Source code of charts
Start

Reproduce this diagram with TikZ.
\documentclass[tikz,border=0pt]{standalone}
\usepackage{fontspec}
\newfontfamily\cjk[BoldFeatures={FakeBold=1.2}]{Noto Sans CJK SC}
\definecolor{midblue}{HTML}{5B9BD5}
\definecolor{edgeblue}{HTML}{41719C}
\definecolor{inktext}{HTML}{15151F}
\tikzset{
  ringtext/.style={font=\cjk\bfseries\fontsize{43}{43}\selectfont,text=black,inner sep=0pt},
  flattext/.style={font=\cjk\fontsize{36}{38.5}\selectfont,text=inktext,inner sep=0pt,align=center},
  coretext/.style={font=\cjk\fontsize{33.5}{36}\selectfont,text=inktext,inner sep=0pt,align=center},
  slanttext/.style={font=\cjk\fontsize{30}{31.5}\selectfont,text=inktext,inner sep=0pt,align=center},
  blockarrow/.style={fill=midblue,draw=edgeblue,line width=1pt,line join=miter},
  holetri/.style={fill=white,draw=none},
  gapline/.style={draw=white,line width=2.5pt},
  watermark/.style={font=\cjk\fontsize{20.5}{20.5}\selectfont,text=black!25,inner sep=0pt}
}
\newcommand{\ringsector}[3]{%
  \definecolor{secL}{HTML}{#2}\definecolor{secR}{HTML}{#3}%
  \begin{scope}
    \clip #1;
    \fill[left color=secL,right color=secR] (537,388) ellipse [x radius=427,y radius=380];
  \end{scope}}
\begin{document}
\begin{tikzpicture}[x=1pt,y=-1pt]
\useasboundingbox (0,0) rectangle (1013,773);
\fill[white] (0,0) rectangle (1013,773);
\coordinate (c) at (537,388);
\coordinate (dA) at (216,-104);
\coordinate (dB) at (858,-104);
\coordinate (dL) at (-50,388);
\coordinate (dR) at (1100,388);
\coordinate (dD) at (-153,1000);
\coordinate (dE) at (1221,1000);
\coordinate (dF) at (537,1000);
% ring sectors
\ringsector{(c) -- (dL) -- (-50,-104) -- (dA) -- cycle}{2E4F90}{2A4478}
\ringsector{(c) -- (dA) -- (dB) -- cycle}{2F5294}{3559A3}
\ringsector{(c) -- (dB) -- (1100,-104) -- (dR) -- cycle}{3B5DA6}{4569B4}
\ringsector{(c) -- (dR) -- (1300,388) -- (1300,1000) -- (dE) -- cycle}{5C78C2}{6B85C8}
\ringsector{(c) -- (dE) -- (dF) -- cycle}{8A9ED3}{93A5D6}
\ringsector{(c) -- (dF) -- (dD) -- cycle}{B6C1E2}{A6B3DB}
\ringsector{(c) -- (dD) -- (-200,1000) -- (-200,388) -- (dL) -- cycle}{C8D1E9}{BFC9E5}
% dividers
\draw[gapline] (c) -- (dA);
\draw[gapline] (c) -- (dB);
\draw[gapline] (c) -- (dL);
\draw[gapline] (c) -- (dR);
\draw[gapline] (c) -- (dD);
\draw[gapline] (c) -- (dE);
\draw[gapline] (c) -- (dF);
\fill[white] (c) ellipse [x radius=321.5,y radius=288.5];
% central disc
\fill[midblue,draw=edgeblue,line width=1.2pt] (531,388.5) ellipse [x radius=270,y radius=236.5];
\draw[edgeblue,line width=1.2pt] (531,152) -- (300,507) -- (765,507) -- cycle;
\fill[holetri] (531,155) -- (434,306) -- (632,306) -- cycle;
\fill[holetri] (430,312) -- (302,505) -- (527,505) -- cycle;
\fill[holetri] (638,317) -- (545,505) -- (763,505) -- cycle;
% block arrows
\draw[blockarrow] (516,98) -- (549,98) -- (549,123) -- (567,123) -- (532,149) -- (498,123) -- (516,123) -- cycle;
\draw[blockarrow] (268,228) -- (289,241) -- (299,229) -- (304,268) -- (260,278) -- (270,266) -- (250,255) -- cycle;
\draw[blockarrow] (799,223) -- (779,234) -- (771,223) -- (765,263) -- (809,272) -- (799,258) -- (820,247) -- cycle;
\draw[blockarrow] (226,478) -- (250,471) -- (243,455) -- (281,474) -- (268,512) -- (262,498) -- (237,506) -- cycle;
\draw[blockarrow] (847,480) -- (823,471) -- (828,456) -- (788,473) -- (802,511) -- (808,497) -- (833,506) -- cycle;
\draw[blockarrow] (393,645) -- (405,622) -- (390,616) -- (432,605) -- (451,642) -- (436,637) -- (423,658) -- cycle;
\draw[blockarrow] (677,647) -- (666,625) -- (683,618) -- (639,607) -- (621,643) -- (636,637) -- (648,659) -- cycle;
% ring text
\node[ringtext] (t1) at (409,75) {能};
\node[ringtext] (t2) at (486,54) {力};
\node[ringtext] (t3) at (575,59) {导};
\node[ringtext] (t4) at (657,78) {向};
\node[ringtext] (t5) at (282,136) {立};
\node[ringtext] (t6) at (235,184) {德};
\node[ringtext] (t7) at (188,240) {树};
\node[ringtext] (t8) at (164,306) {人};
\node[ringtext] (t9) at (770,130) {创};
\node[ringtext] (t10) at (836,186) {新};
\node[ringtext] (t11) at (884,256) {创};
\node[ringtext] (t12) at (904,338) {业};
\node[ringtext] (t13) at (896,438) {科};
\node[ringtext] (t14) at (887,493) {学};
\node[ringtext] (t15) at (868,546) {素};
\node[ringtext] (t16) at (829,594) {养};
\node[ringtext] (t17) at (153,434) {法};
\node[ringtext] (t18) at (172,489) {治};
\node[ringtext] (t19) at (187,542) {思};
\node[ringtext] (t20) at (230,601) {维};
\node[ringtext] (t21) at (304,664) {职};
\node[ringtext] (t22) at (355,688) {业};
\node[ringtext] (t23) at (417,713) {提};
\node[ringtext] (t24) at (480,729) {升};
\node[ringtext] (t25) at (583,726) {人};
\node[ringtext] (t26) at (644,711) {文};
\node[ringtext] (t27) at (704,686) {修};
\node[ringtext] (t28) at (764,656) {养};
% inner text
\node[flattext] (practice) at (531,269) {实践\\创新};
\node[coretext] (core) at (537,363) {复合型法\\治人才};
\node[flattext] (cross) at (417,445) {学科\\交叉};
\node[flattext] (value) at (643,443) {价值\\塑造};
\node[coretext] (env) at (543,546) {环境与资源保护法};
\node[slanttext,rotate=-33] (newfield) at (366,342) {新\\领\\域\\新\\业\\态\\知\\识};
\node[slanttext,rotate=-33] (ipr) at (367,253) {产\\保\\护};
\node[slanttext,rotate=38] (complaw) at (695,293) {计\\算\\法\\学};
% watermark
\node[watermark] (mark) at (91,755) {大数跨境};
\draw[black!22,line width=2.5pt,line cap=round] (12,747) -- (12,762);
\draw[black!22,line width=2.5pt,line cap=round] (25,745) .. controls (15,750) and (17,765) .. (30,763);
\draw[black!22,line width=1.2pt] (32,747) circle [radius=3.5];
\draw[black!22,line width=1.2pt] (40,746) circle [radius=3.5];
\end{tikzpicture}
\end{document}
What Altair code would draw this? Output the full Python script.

End

WHAT IS ASKED: Retype the material in full, character for character.

SOLUTION TO THIS TASK:
Reproduce this diagram with TikZ.
\documentclass[tikz,border=0pt]{standalone}
\usepackage{fontspec}
\newfontfamily\cjk[BoldFeatures={FakeBold=1.2}]{Noto Sans CJK SC}
\definecolor{midblue}{HTML}{5B9BD5}
\definecolor{edgeblue}{HTML}{41719C}
\definecolor{inktext}{HTML}{15151F}
\tikzset{
  ringtext/.style={font=\cjk\bfseries\fontsize{43}{43}\selectfont,text=black,inner sep=0pt},
  flattext/.style={font=\cjk\fontsize{36}{38.5}\selectfont,text=inktext,inner sep=0pt,align=center},
  coretext/.style={font=\cjk\fontsize{33.5}{36}\selectfont,text=inktext,inner sep=0pt,align=center},
  slanttext/.style={font=\cjk\fontsize{30}{31.5}\selectfont,text=inktext,inner sep=0pt,align=center},
  blockarrow/.style={fill=midblue,draw=edgeblue,line width=1pt,line join=miter},
  holetri/.style={fill=white,draw=none},
  gapline/.style={draw=white,line width=2.5pt},
  watermark/.style={font=\cjk\fontsize{20.5}{20.5}\selectfont,text=black!25,inner sep=0pt}
}
\newcommand{\ringsector}[3]{%
  \definecolor{secL}{HTML}{#2}\definecolor{secR}{HTML}{#3}%
  \begin{scope}
    \clip #1;
    \fill[left color=secL,right color=secR] (537,388) ellipse [x radius=427,y radius=380];
  \end{scope}}
\begin{document}
\begin{tikzpicture}[x=1pt,y=-1pt]
\useasboundingbox (0,0) rectangle (1013,773);
\fill[white] (0,0) rectangle (1013,773);
\coordinate (c) at (537,388);
\coordinate (dA) at (216,-104);
\coordinate (dB) at (858,-104);
\coordinate (dL) at (-50,388);
\coordinate (dR) at (1100,388);
\coordinate (dD) at (-153,1000);
\coordinate (dE) at (1221,1000);
\coordinate (dF) at (537,1000);
% ring sectors
\ringsector{(c) -- (dL) -- (-50,-104) -- (dA) -- cycle}{2E4F90}{2A4478}
\ringsector{(c) -- (dA) -- (dB) -- cycle}{2F5294}{3559A3}
\ringsector{(c) -- (dB) -- (1100,-104) -- (dR) -- cycle}{3B5DA6}{4569B4}
\ringsector{(c) -- (dR) -- (1300,388) -- (1300,1000) -- (dE) -- cycle}{5C78C2}{6B85C8}
\ringsector{(c) -- (dE) -- (dF) -- cycle}{8A9ED3}{93A5D6}
\ringsector{(c) -- (dF) -- (dD) -- cycle}{B6C1E2}{A6B3DB}
\ringsector{(c) -- (dD) -- (-200,1000) -- (-200,388) -- (dL) -- cycle}{C8D1E9}{BFC9E5}
% dividers
\draw[gapline] (c) -- (dA);
\draw[gapline] (c) -- (dB);
\draw[gapline] (c) -- (dL);
\draw[gapline] (c) -- (dR);
\draw[gapline] (c) -- (dD);
\draw[gapline] (c) -- (dE);
\draw[gapline] (c) -- (dF);
\fill[white] (c) ellipse [x radius=321.5,y radius=288.5];
% central disc
\fill[midblue,draw=edgeblue,line width=1.2pt] (531,388.5) ellipse [x radius=270,y radius=236.5];
\draw[edgeblue,line width=1.2pt] (531,152) -- (300,507) -- (765,507) -- cycle;
\fill[holetri] (531,155) -- (434,306) -- (632,306) -- cycle;
\fill[holetri] (430,312) -- (302,505) -- (527,505) -- cycle;
\fill[holetri] (638,317) -- (545,505) -- (763,505) -- cycle;
% block arrows
\draw[blockarrow] (516,98) -- (549,98) -- (549,123) -- (567,123) -- (532,149) -- (498,123) -- (516,123) -- cycle;
\draw[blockarrow] (268,228) -- (289,241) -- (299,229) -- (304,268) -- (260,278) -- (270,266) -- (250,255) -- cycle;
\draw[blockarrow] (799,223) -- (779,234) -- (771,223) -- (765,263) -- (809,272) -- (799,258) -- (820,247) -- cycle;
\draw[blockarrow] (226,478) -- (250,471) -- (243,455) -- (281,474) -- (268,512) -- (262,498) -- (237,506) -- cycle;
\draw[blockarrow] (847,480) -- (823,471) -- (828,456) -- (788,473) -- (802,511) -- (808,497) -- (833,506) -- cycle;
\draw[blockarrow] (393,645) -- (405,622) -- (390,616) -- (432,605) -- (451,642) -- (436,637) -- (423,658) -- cycle;
\draw[blockarrow] (677,647) -- (666,625) -- (683,618) -- (639,607) -- (621,643) -- (636,637) -- (648,659) -- cycle;
% ring text
\node[ringtext] (t1) at (409,75) {能};
\node[ringtext] (t2) at (486,54) {力};
\node[ringtext] (t3) at (575,59) {导};
\node[ringtext] (t4) at (657,78) {向};
\node[ringtext] (t5) at (282,136) {立};
\node[ringtext] (t6) at (235,184) {德};
\node[ringtext] (t7) at (188,240) {树};
\node[ringtext] (t8) at (164,306) {人};
\node[ringtext] (t9) at (770,130) {创};
\node[ringtext] (t10) at (836,186) {新};
\node[ringtext] (t11) at (884,256) {创};
\node[ringtext] (t12) at (904,338) {业};
\node[ringtext] (t13) at (896,438) {科};
\node[ringtext] (t14) at (887,493) {学};
\node[ringtext] (t15) at (868,546) {素};
\node[ringtext] (t16) at (829,594) {养};
\node[ringtext] (t17) at (153,434) {法};
\node[ringtext] (t18) at (172,489) {治};
\node[ringtext] (t19) at (187,542) {思};
\node[ringtext] (t20) at (230,601) {维};
\node[ringtext] (t21) at (304,664) {职};
\node[ringtext] (t22) at (355,688) {业};
\node[ringtext] (t23) at (417,713) {提};
\node[ringtext] (t24) at (480,729) {升};
\node[ringtext] (t25) at (583,726) {人};
\node[ringtext] (t26) at (644,711) {文};
\node[ringtext] (t27) at (704,686) {修};
\node[ringtext] (t28) at (764,656) {养};
% inner text
\node[flattext] (practice) at (531,269) {实践\\创新};
\node[coretext] (core) at (537,363) {复合型法\\治人才};
\node[flattext] (cross) at (417,445) {学科\\交叉};
\node[flattext] (value) at (643,443) {价值\\塑造};
\node[coretext] (env) at (543,546) {环境与资源保护法};
\node[slanttext,rotate=-33] (newfield) at (366,342) {新\\领\\域\\新\\业\\态\\知\\识};
\node[slanttext,rotate=-33] (ipr) at (367,253) {产\\保\\护};
\node[slanttext,rotate=38] (complaw) at (695,293) {计\\算\\法\\学};
% watermark
\node[watermark] (mark) at (91,755) {大数跨境};
\draw[black!22,line width=2.5pt,line cap=round] (12,747) -- (12,762);
\draw[black!22,line width=2.5pt,line cap=round] (25,745) .. controls (15,750) and (17,765) .. (30,763);
\draw[black!22,line width=1.2pt] (32,747) circle [radius=3.5];
\draw[black!22,line width=1.2pt] (40,746) circle [radius=3.5];
\end{tikzpicture}
\end{document}
What Altair code would draw this? Output the full Python script.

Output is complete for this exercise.